The conjoint analysis is faced with a few obstacles when it comes to validation. When a certain method or technique repeatedly provides projections that reflect the true behavior of consumers, we tend to gain more confidence with such a method. In the case of conjoint analysis however, various crucial differences are evident between the activities in the actual market and the research process.
For example, the conjoint analysis assumes that the availability and awareness of all the alternatives is 100%. This is rarely the case in the actual market. As such, it becomes very hard to adjust these projections to cater for the variations.
In conjoint analysis, the marketing researchers often provide survey respondents with abstractions of services or products under study. Whereas an automotive conjoint analysis could offer verbal descriptions of the different features of the product or service under consideration, varying reactions could emerge when it comes to the actual execution of the features in question (Wittink and Cattine 93).
Also, the time taken to conduct a conjoint analysis and implement the ensuing marketing efforts produces a time lag that could result in the changing of a lot of factors between testing and execution. For instance, the entry of a new competitor in the market could alter a few issues.
Another disadvantage of conjoint analysis is that nearly all conjoint studies tend to be “proprietary” and for this reason, it becomes hard to identify public cases that could be used for validation. Most client companies are reluctant to share information as there is no incentive to do so.
Conjoint studies are also limited by the fact that they are mainly used as a tool to indentify the winner form a group of potential services and products ((Wittink and Cattine 94). In this case, the marketing researchers only introduce the eventual winner to the market, thereby making it hard to compare the winner with other potential products.
In spite of the aforementioned limitations, there is compelling evidence in literature to suggest that conjoint techniques can attain sensible predictive accuracy.
Conjoint analysis finds use in making choices between different brands. Say for example you want to determine which car between a Toyota and a Ford a customer is likely to buy.
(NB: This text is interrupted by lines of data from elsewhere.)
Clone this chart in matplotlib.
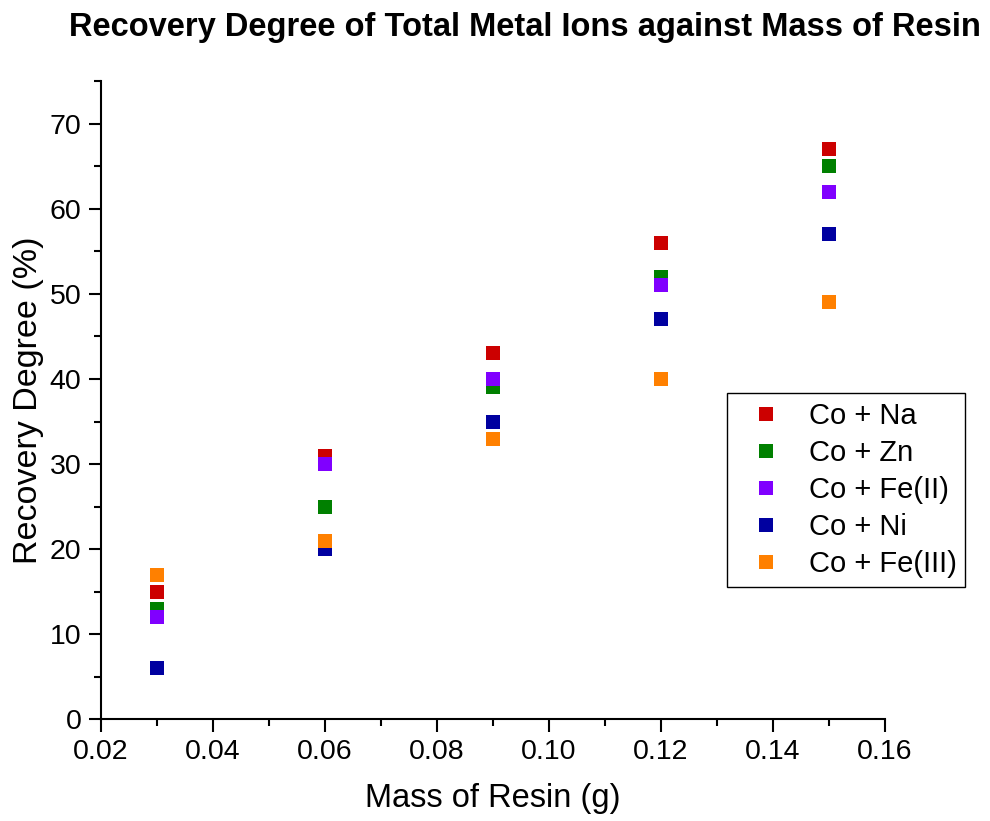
import matplotlib
matplotlib.use("Agg")
import matplotlib.pyplot as plt
from matplotlib.ticker import MultipleLocator

# =========================
# Data
# =========================
mass = [0.03, 0.06, 0.09, 0.12, 0.15]

co_na = [15, 31, 43, 56, 67]
co_zn = [13, 25, 39, 52, 65]
co_fe2 = [12, 30, 40, 51, 62]
co_ni = [6, 20, 35, 47, 57]
co_fe3 = [17, 21, 33, 40, 49]

labels = ["Co + Na", "Co + Zn", "Co + Fe(II)", "Co + Ni", "Co + Fe(III)"]
colors = ["#CC0000", "#008000", "#8000FF", "#0000A0", "#FF8000"]

# =========================
# Plot
# =========================
plt.rcParams["font.family"] = ["Liberation Sans", "DejaVu Sans"]

fig = plt.figure(figsize=(9.9, 8.21), dpi=100)
ax = fig.add_axes([0.102, 0.124, 0.792, 0.777])

for series, label, color in zip([co_na, co_zn, co_fe2, co_ni, co_fe3], labels, colors):
    ax.plot(mass, series, linestyle="none", marker="s", markersize=10,
            markeredgewidth=0, color=color, label=label)

ax.set_xlim(0.02, 0.16)
ax.set_ylim(0, 75)
ax.xaxis.set_major_locator(MultipleLocator(0.02))
ax.xaxis.set_minor_locator(MultipleLocator(0.01))
ax.yaxis.set_major_locator(MultipleLocator(10))
ax.yaxis.set_minor_locator(MultipleLocator(5))
ax.xaxis.set_major_formatter(plt.FormatStrFormatter("%.2f"))

for side in ["top", "right"]:
    ax.spines[side].set_visible(False)
for side in ["left", "bottom"]:
    ax.spines[side].set_linewidth(1.5)

ax.tick_params(which="major", direction="out", length=9, width=1.5, labelsize=20.5, pad=5)
ax.tick_params(which="minor", direction="out", length=5, width=1.5)

ax.set_xlabel("Mass of Resin (g)", fontsize=23.5, labelpad=13)
ax.set_ylabel("Recovery Degree (%)", fontsize=24.5, labelpad=4)

fig.text(0.53, 0.967, "Recovery Degree of Total Metal Ions against Mass of Resin",
         ha="center", va="center", fontsize=23.5, fontweight="bold")

leg = ax.legend(loc="upper left", bbox_to_anchor=(727 / 990, 1 - 393 / 821),
                bbox_transform=fig.transFigure, fontsize=21, frameon=True,
                fancybox=False, edgecolor="black", framealpha=1,
                borderpad=0.3, labelspacing=0.31, handletextpad=0.4,
                handlelength=2.1, borderaxespad=0, markerscale=1.05)
leg.get_frame().set_linewidth(1.0)

plt.savefig("out.png", dpi=100)
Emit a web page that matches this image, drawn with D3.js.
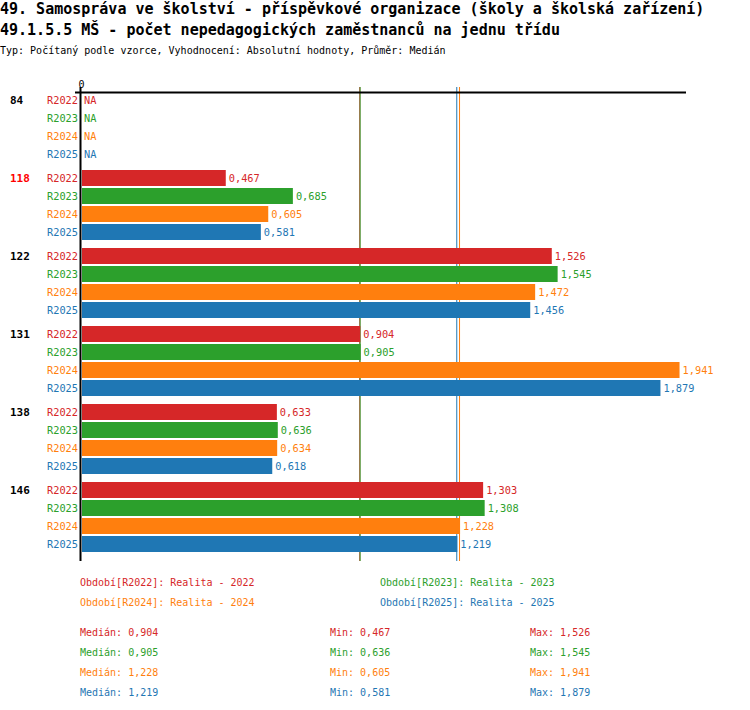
<!DOCTYPE html>
<html><head><meta charset="utf-8">
<script src="https://cdn.jsdelivr.net/npm/d3@7"></script>
<style>
body{margin:0;background:#fff;}
text{font-family:"DejaVu Sans Mono",monospace;}
</style></head>
<body><svg id="c" width="750" height="710"></svg>
<script>
const title1 = "49. Samospráva ve školství - příspěvkové organizace (školy a školská zařízení)";
const title2 = "49.1.5.5 MŠ - počet nepedagogických zaměstnanců na jednu třídu";
const subtitle = "Typ: Počítaný podle vzorce, Vyhodnocení: Absolutní hodnoty, Průměr: Medián";
const groups = ["84", "118", "122", "131", "138", "146"];
const highlighted = "118";
const series = ["R2022", "R2023", "R2024", "R2025"];
const seriesNames = ["Realita - 2022", "Realita - 2023", "Realita - 2024", "Realita - 2025"];
const colors = ["#d62728", "#2ca02c", "#ff7f0e", "#1f77b4"];
const v2022 = [null, 0.467, 1.526, 0.904, 0.633, 1.303];
const v2023 = [null, 0.685, 1.545, 0.905, 0.636, 1.308];
const v2024 = [null, 0.605, 1.472, 1.941, 0.634, 1.228];
const v2025 = [null, 0.581, 1.456, 1.879, 0.618, 1.219];
const values = [v2022, v2023, v2024, v2025];
const axisTicks = [0];

const loc = d3.formatLocale({decimal: ",", thousands: " ", grouping: [3], currency: ["", ""]});
const fmt = loc.format(".3f");

const svg = d3.select("#c");
svg.append("text").attr("x", 0).attr("y", 14).attr("font-size", 15).attr("font-weight", "bold").text(title1);
svg.append("text").attr("x", 0).attr("y", 35).attr("font-size", 15).attr("font-weight", "bold").text(title2);
svg.append("text").attr("x", 0).attr("y", 54).attr("font-size", 10).text(subtitle);

const x = d3.scaleLinear().domain([0, 1.962]).range([82, 686]);
const gy = d3.scaleBand().domain(groups).range([92, 560]);
const sy = d3.scaleBand().domain(series).range([0, 70]).paddingInner(2 / 18);

// median lines (behind bars)
const medians = values.map(v => d3.median(v.filter(d => d != null)));
const mins = values.map(v => d3.min(v.filter(d => d != null)));
const maxs = values.map(v => d3.max(v.filter(d => d != null)));
medians.forEach((m, i) => {
  svg.append("line").attr("x1", x(m) - 0.5).attr("x2", x(m) - 0.5).attr("y1", 87).attr("y2", 561)
    .attr("stroke", colors[i]).attr("stroke-width", 1);
});

// axis
const ax = svg.append("g").attr("transform", "translate(0,92)")
  .call(d3.axisTop(x).tickValues(axisTicks).tickFormat(d3.format("d")).tickSize(0).tickPadding(4));
ax.select(".domain").remove();
ax.selectAll("text").attr("font-family", "DejaVu Sans Mono").attr("font-size", 10).attr("fill", "#000").attr("x", -1);
svg.append("line").attr("x1", 75).attr("x2", 686).attr("y1", 92.5).attr("y2", 92.5).attr("stroke", "#000").attr("stroke-width", 2);
svg.append("line").attr("x1", 80.5).attr("x2", 80.5).attr("y1", 87).attr("y2", 561).attr("stroke", "#000").attr("stroke-width", 2);

groups.forEach((g, gi) => {
  const g0 = gy(g);
  svg.append("text").attr("x", 10).attr("y", g0 + sy.bandwidth() / 2).attr("dy", "0.35em")
    .attr("font-size", 11).attr("font-weight", "bold")
    .attr("fill", g === highlighted ? "#ff0000" : "#000").text(g);
  series.forEach((s, si) => {
    const v = values[si][gi];
    const yy = g0 + sy(s);
    const cy = yy + sy.bandwidth() / 2;
    svg.append("text").attr("x", 78).attr("y", cy).attr("dy", "0.35em").attr("text-anchor", "end")
      .attr("font-size", 10.3).attr("fill", colors[si]).text(s);
    if (v == null) {
      svg.append("text").attr("x", 84).attr("y", cy).attr("dy", "0.35em")
        .attr("font-size", 10.3).attr("fill", colors[si]).text("NA");
    } else {
      svg.append("rect").attr("x", x(0)).attr("y", yy).attr("width", x(v) - x(0)).attr("height", sy.bandwidth())
        .attr("fill", colors[si]);
      svg.append("text").attr("x", x(v) + 3).attr("y", cy).attr("dy", "0.35em")
        .attr("font-size", 10.3).attr("fill", colors[si]).text(fmt(v));
    }
  });
});

// legend
series.forEach((s, i) => {
  svg.append("text").attr("x", i % 2 === 0 ? 80 : 380).attr("y", 582 + Math.floor(i / 2) * 20).attr("dy", "0.35em")
    .attr("font-size", 10).attr("fill", colors[i]).text("Období[" + s + "]: " + seriesNames[i]);
});
// stats
series.forEach((s, i) => {
  const yy = 632 + i * 20;
  svg.append("text").attr("x", 80).attr("y", yy).attr("dy", "0.35em").attr("font-size", 10).attr("fill", colors[i]).text("Medián: " + fmt(medians[i]));
  svg.append("text").attr("x", 330).attr("y", yy).attr("dy", "0.35em").attr("font-size", 10).attr("fill", colors[i]).text("Min: " + fmt(mins[i]));
  svg.append("text").attr("x", 530).attr("y", yy).attr("dy", "0.35em").attr("font-size", 10).attr("fill", colors[i]).text("Max: " + fmt(maxs[i]));
});
</script></body></html>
Using a paired comparison type of ranking, the market researcher provides the choice of a car brand from a given country of origin (in this case, Ford is from the United States while Toyota is a Japanese brand).
Assuming that both cars retail at the same price (for example, $ 25,000), the market researcher might allocate a discount of 6% for the Ford brand and a 10% discount for the Toyota brand. Information on the country of assembly is also given. In this case, the Ford brand has been assembled in the United States, while the Toyota brand has been assembled in Mexico.
Obviously, the differences in the amount of discount each dealership is willing to give and the country of assembly will inform the client’s decision while choosing the brand to purchase.
This decision might also be influenced by the distance that a client has to travel to get to either of the dealerships. In this case, let us assume that the client takes approximately 30 minutes to get to both the Toyota dealership and the Ford dealership.
However, when it comes to the issue of reliability, the Toyota dealership might be more reliable than the Ford dealership in that it gives personalized attention to the client while the Ford dealership still practice the “one size fit all” approach. As such, a client is likely to make a purchase on his/her first visit to the Toyota dealership as opposed to the Ford dealership. Such a comparison type of ranking system is likely to influence a customer’s intention to purchase a given brand, and not another.
Works Cited
Green, Paul and Srinivasan, Venkatesan. “Conjoint analysis in marketing: new developments with implications for research and practice”. Journal of marketing, 54(1990):3-19. Print.
Wittink, Dick and Cattine, Philip. “Commercial use of conjoint analysis: an update”. Journal of marketing, 53(1989): 91-6. Print.
Wyner, Gordon. “Uses and limitation of conjoint analysis-part 1.” Marketing Research 42(1992): 216-218. Print.